Hybrid routing just turned your laptop into a schizophrenic cloud terminal
Smart task routing between local and cloud models is creating systems that can't decide what they are.
We’re building computers that don’t know where they end and the internet begins. The latest wave of hybrid inference systems promises to smartly route tasks between your device and the cloud, but they’re actually creating something much weirder: machines with split personalities.
The identity crisis is by design
These systems constantly decide whether your query deserves local privacy or cloud power. Simple text gets handled on-device. Complex reasoning gets shipped to a data centre. The machine learns your patterns, but never commits to being either fast or smart, private or capable. It’s always hedging, always calculating whether this particular thought is worth the bandwidth.
The real cost isn’t tokens
The hidden expense isn’t API calls or electricity. It’s the cognitive overhead of never knowing which version of your AI you’re talking to. Sometimes it responds instantly with decent answers.

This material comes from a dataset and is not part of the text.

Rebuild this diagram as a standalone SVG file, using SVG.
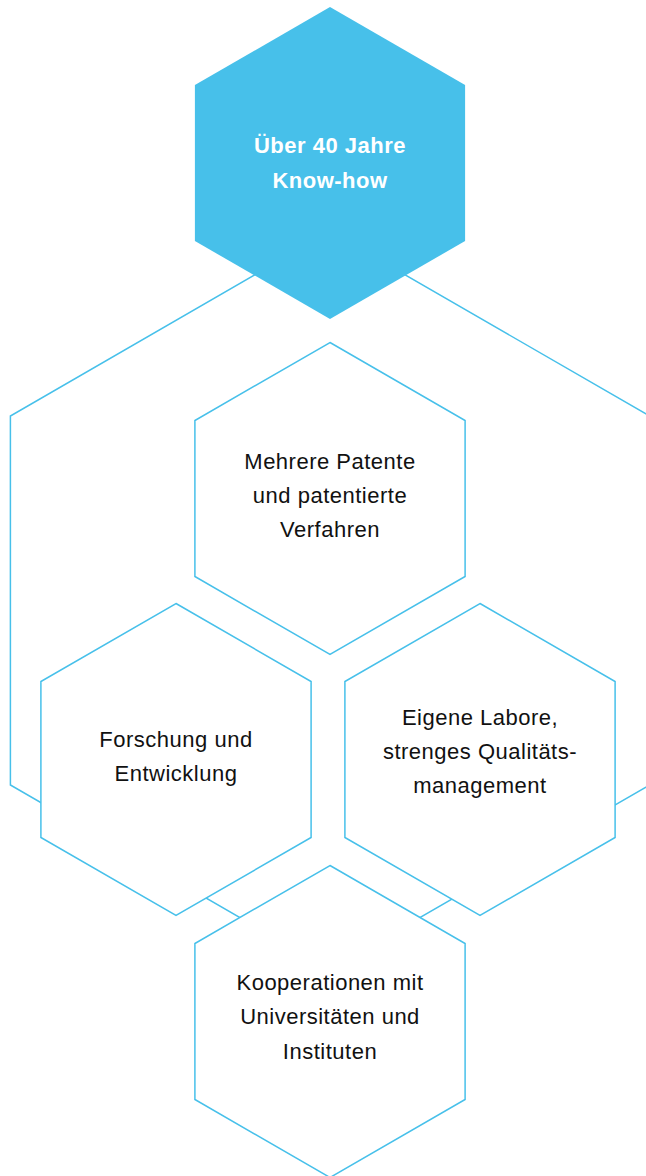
<svg xmlns="http://www.w3.org/2000/svg" width="646" height="1176" viewBox="0 0 646 1176">
  <style>
    .hex { fill: #ffffff; stroke: #47C0EA; stroke-width: 1.5; stroke-linejoin: miter; }
    .hex-main { fill: #47C0EA; stroke: none; }
    .frame { fill: none; stroke: #47C0EA; stroke-width: 1.5; }
    .lbl { font-family: "Liberation Sans", Arial, Helvetica, sans-serif; font-size: 22px; letter-spacing: 0.5px; fill: #111111; text-anchor: middle; }
    .lbl-main { font-family: "Liberation Sans", Arial, Helvetica, sans-serif; font-size: 22px; letter-spacing: 0.5px; font-weight: bold; fill: #ffffff; text-anchor: middle; }
  </style>
  <rect width="646" height="1176" fill="#ffffff"/>
  <g id="connectors">
    <polygon class="frame" points="330,231.5 649.6,416 649.6,785 330,969.5 10.4,785 10.4,416"/>
  </g>
  <g id="node-know-how">
    <polygon class="hex-main" points="330,7 465.1,85 465.1,241 330,319 194.9,241 194.9,85"/>
    <text class="lbl-main" x="330" y="153">Über 40 Jahre</text>
    <text class="lbl-main" x="330" y="188">Know-how</text>
  </g>
  <g id="node-patente">
    <polygon class="hex" points="330,342.5 465.1,420.5 465.1,576.5 330,654.5 194.9,576.5 194.9,420.5"/>
    <text class="lbl" x="330" y="468.5">Mehrere Patente</text>
    <text class="lbl" x="330" y="502.5">und patentierte</text>
    <text class="lbl" x="330" y="536.5">Verfahren</text>
  </g>
  <g id="node-forschung">
    <polygon class="hex" points="176,603.5 311.1,681.5 311.1,837.5 176,915.5 40.9,837.5 40.9,681.5"/>
    <text class="lbl" x="176" y="747">Forschung und</text>
    <text class="lbl" x="176" y="781">Entwicklung</text>
  </g>
  <g id="node-labore">
    <polygon class="hex" points="480,603.5 615.1,681.5 615.1,837.5 480,915.5 344.9,837.5 344.9,681.5"/>
    <text class="lbl" x="480" y="724.5">Eigene Labore,</text>
    <text class="lbl" x="480" y="758.5">strenges Qualitäts-</text>
    <text class="lbl" x="480" y="792.5">management</text>
  </g>
  <g id="node-kooperationen">
    <polygon class="hex" points="330,865.5 465.1,943.5 465.1,1099.5 330,1177.5 194.9,1099.5 194.9,943.5"/>
    <text class="lbl" x="330" y="989.5">Kooperationen mit</text>
    <text class="lbl" x="330" y="1024">Universitäten und</text>
    <text class="lbl" x="330" y="1058.5">Instituten</text>
  </g>
</svg>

Sometimes it pauses, thinks in the cloud, and comes back brilliant. You start modifying how you ask questions based on which personality you think you’ll get. The tool is training you as much as you’re training it.
We’ve invented computers that are perpetually uncertain about their own capabilities. Every interaction becomes a negotiation between convenience and performance, privacy and intelligence. That’s not hybrid computing. That’s digital anxiety disorder.